§ **Extracted information**

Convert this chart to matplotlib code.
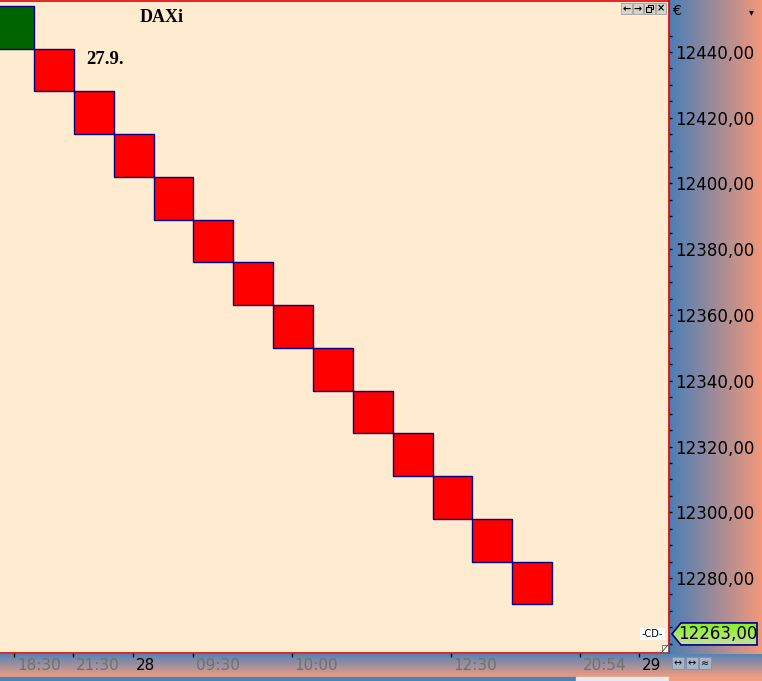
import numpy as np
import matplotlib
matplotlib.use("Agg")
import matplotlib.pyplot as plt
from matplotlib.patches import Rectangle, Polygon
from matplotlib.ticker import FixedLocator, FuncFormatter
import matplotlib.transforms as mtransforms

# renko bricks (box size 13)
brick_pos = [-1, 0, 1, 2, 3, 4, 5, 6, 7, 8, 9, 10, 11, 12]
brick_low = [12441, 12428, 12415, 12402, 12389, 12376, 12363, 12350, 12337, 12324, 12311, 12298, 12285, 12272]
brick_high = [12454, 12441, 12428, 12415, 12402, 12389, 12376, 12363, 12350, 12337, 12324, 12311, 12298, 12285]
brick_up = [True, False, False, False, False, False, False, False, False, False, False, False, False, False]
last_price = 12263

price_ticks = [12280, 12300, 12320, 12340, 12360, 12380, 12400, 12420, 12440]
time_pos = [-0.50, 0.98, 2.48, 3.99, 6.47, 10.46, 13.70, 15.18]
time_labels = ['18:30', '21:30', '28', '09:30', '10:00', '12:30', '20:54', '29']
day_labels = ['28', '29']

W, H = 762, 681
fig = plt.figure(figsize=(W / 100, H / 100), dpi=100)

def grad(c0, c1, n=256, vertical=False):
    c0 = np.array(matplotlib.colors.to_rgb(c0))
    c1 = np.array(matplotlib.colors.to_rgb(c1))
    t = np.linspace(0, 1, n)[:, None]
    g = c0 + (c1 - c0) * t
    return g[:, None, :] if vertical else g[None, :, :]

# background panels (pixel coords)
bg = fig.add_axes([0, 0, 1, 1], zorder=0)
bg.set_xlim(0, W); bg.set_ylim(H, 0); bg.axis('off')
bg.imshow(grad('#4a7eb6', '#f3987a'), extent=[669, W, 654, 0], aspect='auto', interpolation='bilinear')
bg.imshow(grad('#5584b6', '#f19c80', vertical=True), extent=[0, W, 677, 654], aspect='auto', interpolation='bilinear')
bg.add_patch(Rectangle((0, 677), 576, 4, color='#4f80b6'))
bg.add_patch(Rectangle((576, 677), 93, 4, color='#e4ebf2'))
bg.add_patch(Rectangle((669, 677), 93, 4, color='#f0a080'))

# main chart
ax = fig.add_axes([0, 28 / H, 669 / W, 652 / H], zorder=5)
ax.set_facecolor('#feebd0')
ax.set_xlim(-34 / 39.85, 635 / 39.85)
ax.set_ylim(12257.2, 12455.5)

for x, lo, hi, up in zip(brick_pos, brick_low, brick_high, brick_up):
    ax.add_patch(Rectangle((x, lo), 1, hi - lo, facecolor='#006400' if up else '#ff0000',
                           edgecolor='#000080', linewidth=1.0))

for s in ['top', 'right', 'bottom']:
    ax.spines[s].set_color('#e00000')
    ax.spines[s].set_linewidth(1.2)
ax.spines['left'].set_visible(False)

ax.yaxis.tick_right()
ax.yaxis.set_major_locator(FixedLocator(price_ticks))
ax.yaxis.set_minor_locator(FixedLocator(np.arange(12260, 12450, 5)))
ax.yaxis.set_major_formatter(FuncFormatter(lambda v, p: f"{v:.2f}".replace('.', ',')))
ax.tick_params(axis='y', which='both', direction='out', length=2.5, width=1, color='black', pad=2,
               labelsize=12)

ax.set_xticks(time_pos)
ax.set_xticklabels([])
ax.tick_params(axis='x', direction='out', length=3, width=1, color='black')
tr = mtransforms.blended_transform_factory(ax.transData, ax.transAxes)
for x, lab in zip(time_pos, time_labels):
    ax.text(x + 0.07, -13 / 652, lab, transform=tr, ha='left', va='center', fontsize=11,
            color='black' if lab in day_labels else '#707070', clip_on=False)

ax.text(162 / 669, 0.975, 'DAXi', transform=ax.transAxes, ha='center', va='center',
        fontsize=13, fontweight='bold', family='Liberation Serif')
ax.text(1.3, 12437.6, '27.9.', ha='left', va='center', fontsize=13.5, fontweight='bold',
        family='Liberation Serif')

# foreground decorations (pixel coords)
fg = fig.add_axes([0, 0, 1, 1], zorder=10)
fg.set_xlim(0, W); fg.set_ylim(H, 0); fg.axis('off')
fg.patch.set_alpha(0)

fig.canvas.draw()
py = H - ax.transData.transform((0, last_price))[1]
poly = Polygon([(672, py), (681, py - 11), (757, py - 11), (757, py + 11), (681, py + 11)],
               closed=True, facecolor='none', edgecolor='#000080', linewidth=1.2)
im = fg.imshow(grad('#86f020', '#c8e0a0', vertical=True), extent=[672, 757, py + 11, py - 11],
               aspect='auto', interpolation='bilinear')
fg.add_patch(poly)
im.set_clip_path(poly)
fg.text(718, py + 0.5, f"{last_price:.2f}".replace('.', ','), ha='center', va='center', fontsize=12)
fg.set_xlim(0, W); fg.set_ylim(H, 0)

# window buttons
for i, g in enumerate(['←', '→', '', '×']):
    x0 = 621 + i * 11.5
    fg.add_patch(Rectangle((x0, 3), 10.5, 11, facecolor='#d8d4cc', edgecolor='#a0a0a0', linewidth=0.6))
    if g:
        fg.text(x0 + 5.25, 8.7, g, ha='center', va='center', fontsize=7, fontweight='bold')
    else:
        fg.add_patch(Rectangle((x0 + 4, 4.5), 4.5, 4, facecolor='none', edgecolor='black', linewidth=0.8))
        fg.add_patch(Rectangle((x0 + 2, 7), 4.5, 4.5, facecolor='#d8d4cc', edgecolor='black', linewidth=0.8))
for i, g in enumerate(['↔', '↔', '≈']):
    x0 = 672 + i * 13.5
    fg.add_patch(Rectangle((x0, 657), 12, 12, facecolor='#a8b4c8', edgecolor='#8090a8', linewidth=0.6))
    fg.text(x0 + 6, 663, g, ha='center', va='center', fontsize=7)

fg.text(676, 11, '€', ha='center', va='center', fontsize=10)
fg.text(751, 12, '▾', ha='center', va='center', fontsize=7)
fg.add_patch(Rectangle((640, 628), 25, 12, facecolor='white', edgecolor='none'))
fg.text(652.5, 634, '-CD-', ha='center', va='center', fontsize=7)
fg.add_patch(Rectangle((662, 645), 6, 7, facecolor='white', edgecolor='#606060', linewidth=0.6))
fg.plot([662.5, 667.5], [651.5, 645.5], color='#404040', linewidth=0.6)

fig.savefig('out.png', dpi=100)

---

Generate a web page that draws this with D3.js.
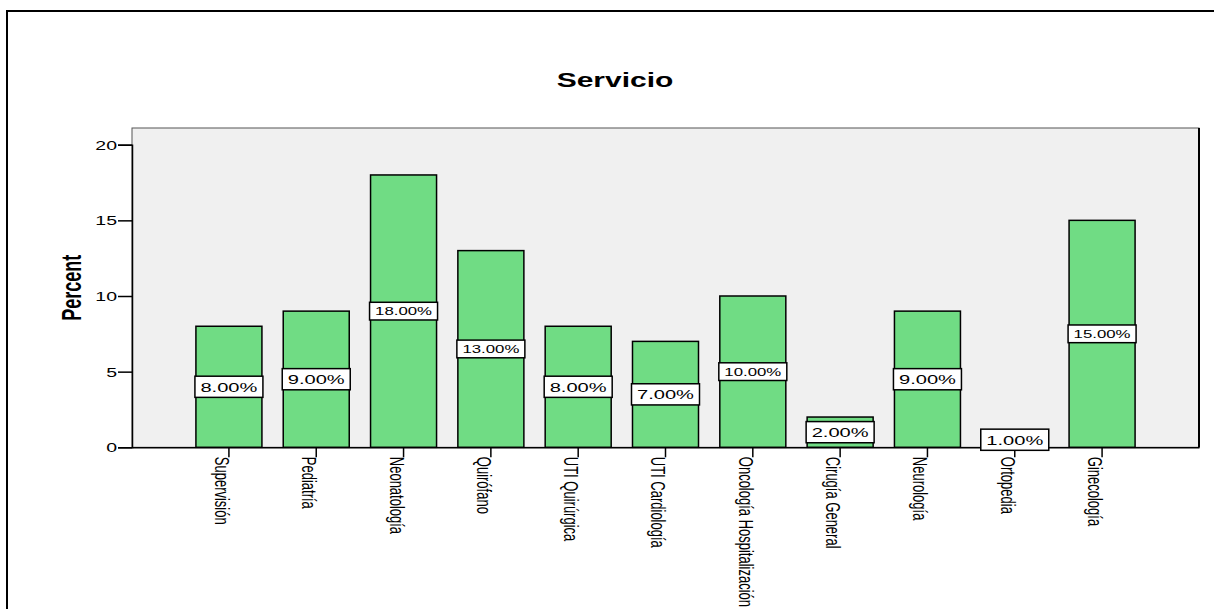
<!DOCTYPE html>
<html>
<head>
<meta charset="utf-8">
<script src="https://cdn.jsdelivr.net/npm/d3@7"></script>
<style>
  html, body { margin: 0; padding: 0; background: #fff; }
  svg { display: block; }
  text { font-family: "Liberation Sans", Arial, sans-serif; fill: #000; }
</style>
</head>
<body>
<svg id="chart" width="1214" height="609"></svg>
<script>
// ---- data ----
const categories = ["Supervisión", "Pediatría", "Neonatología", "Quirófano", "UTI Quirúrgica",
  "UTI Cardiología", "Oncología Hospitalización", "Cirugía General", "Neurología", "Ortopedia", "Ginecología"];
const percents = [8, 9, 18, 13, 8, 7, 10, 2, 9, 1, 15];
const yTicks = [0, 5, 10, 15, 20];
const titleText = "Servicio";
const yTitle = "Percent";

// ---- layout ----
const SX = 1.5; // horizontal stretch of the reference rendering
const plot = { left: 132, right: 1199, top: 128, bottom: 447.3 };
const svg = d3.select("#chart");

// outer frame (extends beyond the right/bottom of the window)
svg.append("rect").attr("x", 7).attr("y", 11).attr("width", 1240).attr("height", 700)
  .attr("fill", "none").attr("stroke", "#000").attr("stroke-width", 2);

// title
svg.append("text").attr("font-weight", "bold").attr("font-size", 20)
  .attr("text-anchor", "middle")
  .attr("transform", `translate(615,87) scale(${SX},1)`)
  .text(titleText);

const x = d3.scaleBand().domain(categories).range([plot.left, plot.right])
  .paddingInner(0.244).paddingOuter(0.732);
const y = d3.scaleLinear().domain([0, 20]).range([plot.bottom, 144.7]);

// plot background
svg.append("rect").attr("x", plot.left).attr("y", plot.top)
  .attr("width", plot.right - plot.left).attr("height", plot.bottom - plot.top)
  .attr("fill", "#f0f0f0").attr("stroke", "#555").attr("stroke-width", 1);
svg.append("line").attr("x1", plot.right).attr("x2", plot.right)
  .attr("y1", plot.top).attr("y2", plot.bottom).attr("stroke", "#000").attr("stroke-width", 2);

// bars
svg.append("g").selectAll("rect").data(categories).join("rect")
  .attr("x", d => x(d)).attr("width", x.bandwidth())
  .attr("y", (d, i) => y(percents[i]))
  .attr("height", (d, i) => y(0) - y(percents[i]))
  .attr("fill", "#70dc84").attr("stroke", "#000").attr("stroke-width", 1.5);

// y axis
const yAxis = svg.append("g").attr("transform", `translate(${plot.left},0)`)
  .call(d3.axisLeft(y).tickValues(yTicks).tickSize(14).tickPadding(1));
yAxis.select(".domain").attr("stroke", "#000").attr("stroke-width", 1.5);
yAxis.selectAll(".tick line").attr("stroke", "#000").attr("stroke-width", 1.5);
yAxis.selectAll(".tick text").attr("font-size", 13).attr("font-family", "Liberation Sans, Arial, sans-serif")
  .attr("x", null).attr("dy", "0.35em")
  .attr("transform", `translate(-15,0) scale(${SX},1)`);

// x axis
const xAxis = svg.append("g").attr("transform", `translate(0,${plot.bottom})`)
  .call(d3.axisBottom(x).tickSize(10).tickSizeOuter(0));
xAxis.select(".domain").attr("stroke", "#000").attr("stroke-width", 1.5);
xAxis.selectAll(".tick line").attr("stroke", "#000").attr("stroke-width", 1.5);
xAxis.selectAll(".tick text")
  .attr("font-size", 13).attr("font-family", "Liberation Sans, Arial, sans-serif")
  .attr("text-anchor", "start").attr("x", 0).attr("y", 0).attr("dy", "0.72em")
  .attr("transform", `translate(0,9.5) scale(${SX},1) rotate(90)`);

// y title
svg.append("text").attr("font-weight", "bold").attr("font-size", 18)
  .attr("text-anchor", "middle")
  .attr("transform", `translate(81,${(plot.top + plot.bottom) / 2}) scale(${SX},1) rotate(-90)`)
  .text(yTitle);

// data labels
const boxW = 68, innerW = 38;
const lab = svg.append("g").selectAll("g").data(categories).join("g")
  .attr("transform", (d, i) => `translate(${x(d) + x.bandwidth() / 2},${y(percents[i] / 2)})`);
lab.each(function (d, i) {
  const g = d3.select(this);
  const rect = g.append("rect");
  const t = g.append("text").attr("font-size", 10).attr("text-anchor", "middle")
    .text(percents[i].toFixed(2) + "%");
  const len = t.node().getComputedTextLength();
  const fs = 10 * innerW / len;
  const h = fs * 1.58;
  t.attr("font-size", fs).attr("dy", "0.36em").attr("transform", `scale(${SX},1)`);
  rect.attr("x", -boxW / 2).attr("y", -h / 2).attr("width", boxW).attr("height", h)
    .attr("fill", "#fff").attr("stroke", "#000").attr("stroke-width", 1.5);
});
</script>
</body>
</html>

§ **Task to complete**
Start with the line that includes "Convert this chart to matplotlib code." and finish with the line that includes "import matplotlib.transforms as mtransforms": reproduce those lines exactly, nothing before or after, and omit any pictures.

§ **The solution**
Convert this chart to matplotlib code.
import numpy as np
import matplotlib
matplotlib.use("Agg")
import matplotlib.pyplot as plt
from matplotlib.patches import Rectangle, Polygon
from matplotlib.ticker import FixedLocator, FuncFormatter
import matplotlib.transforms as mtransforms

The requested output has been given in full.